If enough people want, I’ll do a second round looking at only Big 10 games for Carr.  Additionally, I’ve already collected the data for Rodriguez’s 3 years, and thought I could do Moeller’s 4 as well. It’s a lot of work, so I doubt I’ll ever expand to include other teams, though if anyone else finds it interesting enough, I’d be happy to share the methodology.

*True, this violates assumptions of sufficient randomness and sample size, so it’s not conclusive. But it does show that there’s no evident trend among the small number of data points we have.



July 30th, 2011 at 1:53 PM ^

I commend the effort, but these aren't statistics. These are arbitrary indices of performance. What if I want to weight bowl games and games against Ohio State three times more heavily than you did, why shouldn't I be able to do that?

Eye of the Tiger

July 30th, 2011 at 2:46 PM ^

I decided not to give negative scores for bowl games, because that would penalize a team for making the bowl game versus one that did not. 

An alternative way of doing this would be to score the bowl games just like the rest, but then add a weight penalizing not making one, and rewarding making a BCS caliber game/making a game where the national championship is at stake. 

However, means for indices do not generally need to be zero, by the way.  They simply need to be normally distrubuted when N is greater or equal to 200 and there is sufficient randomness.  I'll reach N=200 when I do Mo and RR's years. 



July 31st, 2011 at 1:17 AM ^

I think it'd be more interesting to include the bowl game. You can ignore the issue of not making a bowl game in this case, since Lloyd never had that problem (to make the statistic more generalizable is good, but to answer the question you're posing it's not necessary).
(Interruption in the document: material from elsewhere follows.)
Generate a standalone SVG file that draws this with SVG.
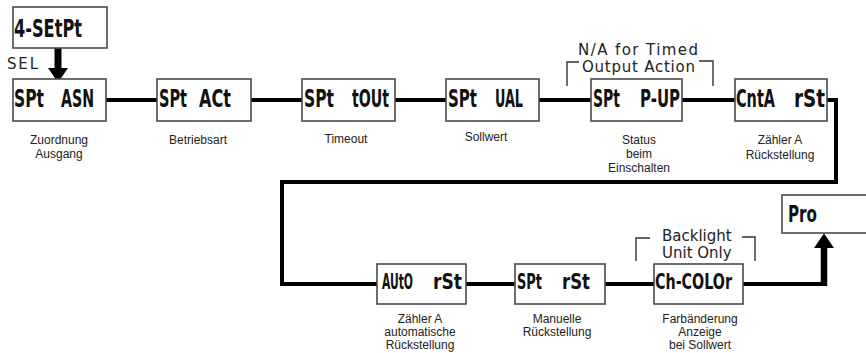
<svg xmlns="http://www.w3.org/2000/svg" width="866" height="353" viewBox="0 0 866 353">
<style>
.box{fill:#fff;stroke:#4a4a4a;stroke-width:1.6}
.lcd{font-family:"DejaVu Sans Condensed","DejaVu Sans",sans-serif;font-weight:bold;fill:#111}
.lbl{font-family:"Liberation Sans",Arial,sans-serif;font-size:12px;fill:#222;text-anchor:middle}
.note{font-family:"DejaVu Sans",sans-serif;font-size:15px;fill:#222}
.wire{fill:none;stroke:#000;stroke-width:4}
.brk{fill:none;stroke:#333;stroke-width:1.4}
</style>
<defs>
<marker id="head" markerUnits="userSpaceOnUse" markerWidth="20" markerHeight="20" refX="0" refY="9" orient="auto" viewBox="0 0 13 18">
<path d="M0,0 L13,9 L0,18 Z" fill="#000"/>
</marker>
</defs>

<g id="connectors">
<path class="wire" d="M106 100 H157 M251 100 H302 M395 100 H446 M539 100 H591 M682 100 H735"/>
<path class="wire" d="M827 100 H836 V182 H282 V284 H377"/>
<path class="wire" d="M466 284 H515 M605 284 H654 M743 284 H826"/>
<line x1="824" y1="286" x2="824" y2="248" stroke="#000" stroke-width="6.5" marker-end="url(#head)"/>
<line x1="58" y1="48" x2="58" y2="68" stroke="#000" stroke-width="7" marker-end="url(#head)"/>
</g>

<g id="sel-label"><text class="note" x="7" y="69" font-size="16" textLength="31">SEL</text></g>

<g id="n-setpt">
<rect class="box" x="13" y="7" width="94" height="41"/>
<text class="lcd" x="14" y="37" font-size="24" textLength="68" lengthAdjust="spacingAndGlyphs">4-SEtPt</text>
</g>

<g id="n-spt-asn">
<rect class="box" x="13" y="79" width="93" height="42"/>
<text class="lcd" y="107" font-size="24"><tspan x="14" textLength="30" lengthAdjust="spacingAndGlyphs">SPt</tspan> <tspan x="61" textLength="33" lengthAdjust="spacingAndGlyphs">ASN</tspan></text>
<text class="lbl" x="59" y="144">Zuordnung</text>
<text class="lbl" x="59" y="158">Ausgang</text>
</g>

<g id="n-spt-act">
<rect class="box" x="157" y="79" width="94" height="42"/>
<text class="lcd" y="107" font-size="24"><tspan x="159" textLength="28" lengthAdjust="spacingAndGlyphs">SPt</tspan> <tspan x="199" textLength="32" lengthAdjust="spacingAndGlyphs">ACt</tspan></text>
<text class="lbl" x="198" y="144">Betriebsart</text>
</g>

<g id="n-spt-tout">
<rect class="box" x="302" y="79" width="93" height="42"/>
<text class="lcd" y="107" font-size="24"><tspan x="304" textLength="30" lengthAdjust="spacingAndGlyphs">SPt</tspan> <tspan x="352" textLength="37" lengthAdjust="spacingAndGlyphs">tOUt</tspan></text>
<text class="lbl" x="346" y="143">Timeout</text>
</g>

<g id="n-spt-val">
<rect class="box" x="446" y="79" width="93" height="42"/>
<text class="lcd" y="107" font-size="24"><tspan x="448" textLength="29" lengthAdjust="spacingAndGlyphs">SPt</tspan> <tspan x="495" textLength="28" lengthAdjust="spacingAndGlyphs">UAL</tspan></text>
<text class="lbl" x="486" y="141">Sollwert</text>
</g>

<g id="n-spt-pup">
<rect class="box" x="591" y="79" width="91" height="42"/>
<text class="lcd" y="107" font-size="24"><tspan x="593" textLength="27" lengthAdjust="spacingAndGlyphs">SPt</tspan> <tspan x="640" textLength="40" lengthAdjust="spacingAndGlyphs">P-UP</tspan></text>
<text class="lbl" x="639" y="144">Status</text>
<text class="lbl" x="639" y="158">beim</text>
<text class="lbl" x="639" y="172">Einschalten</text>
<path class="brk" d="M567 86 V62 H579 M699 61 H713 V86"/>
<text class="note" x="578" y="55" textLength="120">N/A for Timed</text>
<text class="note" x="582" y="72" textLength="113">Output Action</text>
</g>

<g id="n-cnta-rst">
<rect class="box" x="735" y="79" width="92" height="42"/>
<text class="lcd" y="107" font-size="24"><tspan x="736" textLength="39" lengthAdjust="spacingAndGlyphs">CntA</tspan> <tspan x="794" textLength="31" lengthAdjust="spacingAndGlyphs">rSt</tspan></text>
<text class="lbl" x="780" y="144">Zähler A</text>
<text class="lbl" x="780" y="159">Rückstellung</text>
</g>

<g id="n-auto-rst">
<rect class="box" x="377" y="264" width="89" height="40"/>
<text class="lcd" x="382" y="289" font-size="18" textLength="31" lengthAdjust="spacingAndGlyphs" transform="translate(382 289) scale(1 1.17) translate(-382 -289)">AUtO</text>
<text class="lcd" x="433" y="289" font-size="21" textLength="29" lengthAdjust="spacingAndGlyphs">rSt</text>
<text class="lbl" x="420" y="323">Zähler A</text>
<text class="lbl" x="420" y="336">automatische</text>
<text class="lbl" x="420" y="349">Rückstellung</text>
</g>

<g id="n-spt-rst">
<rect class="box" x="515" y="264" width="90" height="40"/>
<text class="lcd" y="289" font-size="21"><tspan x="517" textLength="25" lengthAdjust="spacingAndGlyphs">SPt</tspan> <tspan x="562" textLength="28" lengthAdjust="spacingAndGlyphs">rSt</tspan></text>
<text class="lbl" x="557" y="323">Manuelle</text>
<text class="lbl" x="557" y="336">Rückstellung</text>
</g>

<g id="n-ch-color">
<rect class="box" x="654" y="264" width="89" height="40"/>
<text class="lcd" x="655" y="289" font-size="21" textLength="77" lengthAdjust="spacingAndGlyphs">Ch-COLOr</text>
<text class="lbl" x="700" y="323">Farbänderung</text>
<text class="lbl" x="700" y="336">Anzeige</text>
<text class="lbl" x="700" y="349">bei Sollwert</text>
<path class="brk" d="M636 261 V238 H650 M742 237 H755 V261"/>
<text class="note" x="662" y="241">Backlight</text>
<text class="note" x="662" y="258">Unit Only</text>
</g>

<g id="n-pro">
<rect class="box" x="782" y="195" width="87" height="38"/>
<text class="lcd" x="788" y="222" font-size="23" textLength="29" lengthAdjust="spacingAndGlyphs">Pro</text>
</g>
</svg>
There is a bowl-related issue, that always intrigues me with comparing seasons: if you're a better team, you ought to play a better opponent in the bowl. If you're a worse (but still bowl eligible team), you ought to play a worse team in the bowl. Comparing opponents across years always comes up with more or less difficult years, obviously, but it may be particularly difficult to know how to account for a bowl game that attempts to always match fairly even teams.

Eye of the Tiger

July 30th, 2011 at 2:41 PM ^

More than half of all indicators used in sports or social research rely on human, qualitative assessments.  What makes them statistically useful is when they are applied evenly across all cases.  For example, a public opinion poll might ask "do you feel more or less at risk of job loss than you did last year?"  In football, penalties are awarded by human beings, or "refs."  Batting average in baseball relies on decisions of umpires, not computer-accurate assessments of whether or not a ball was in or out of the strike zone. 

These are basic examples.  Indices are more complicated, but are standard practice when trying to compare things outside normal data collection, by creating new indicators based on standardized performance measures. 

If you are interested in looking deeper into this, here's a good example:…

Eye of the Tiger

July 30th, 2011 at 2:57 PM ^

The truism is that when you look deeper into how we performed, game by game and in terms of expectations vs. results, you'd see something different from existing statistics.  I found, when looking closely at the intangibles, that you do see some variation, but it doesn't support the idea of early = good/late = bad. 

So it's a "confirm other existing theory" kind of result.

Also, it's just something I did for fun--the fact that it's got neither an N of 200 nor sufficient randomness makes it problematic for real statistical analysis.  Could get those by expanding the data, but that's too much work for me :)


July 30th, 2011 at 2:29 PM ^

I think you took a really interesting look at those years, but I don't think I would interperet your methodology (or what I gather from what you explained of it) as how good a team (or certainly coach) is.  It seems more accurate to say that your method measures the fan's feeling of how good a team is, not how good it actually is. 

That is not to say that it is not an interesting method, however. Your intangables are all centered around the perception of a fan, so it could be interesting to look at a similar method centered around the perception of someone who is outside the fanbase, and doesn't care about OSU, etc. 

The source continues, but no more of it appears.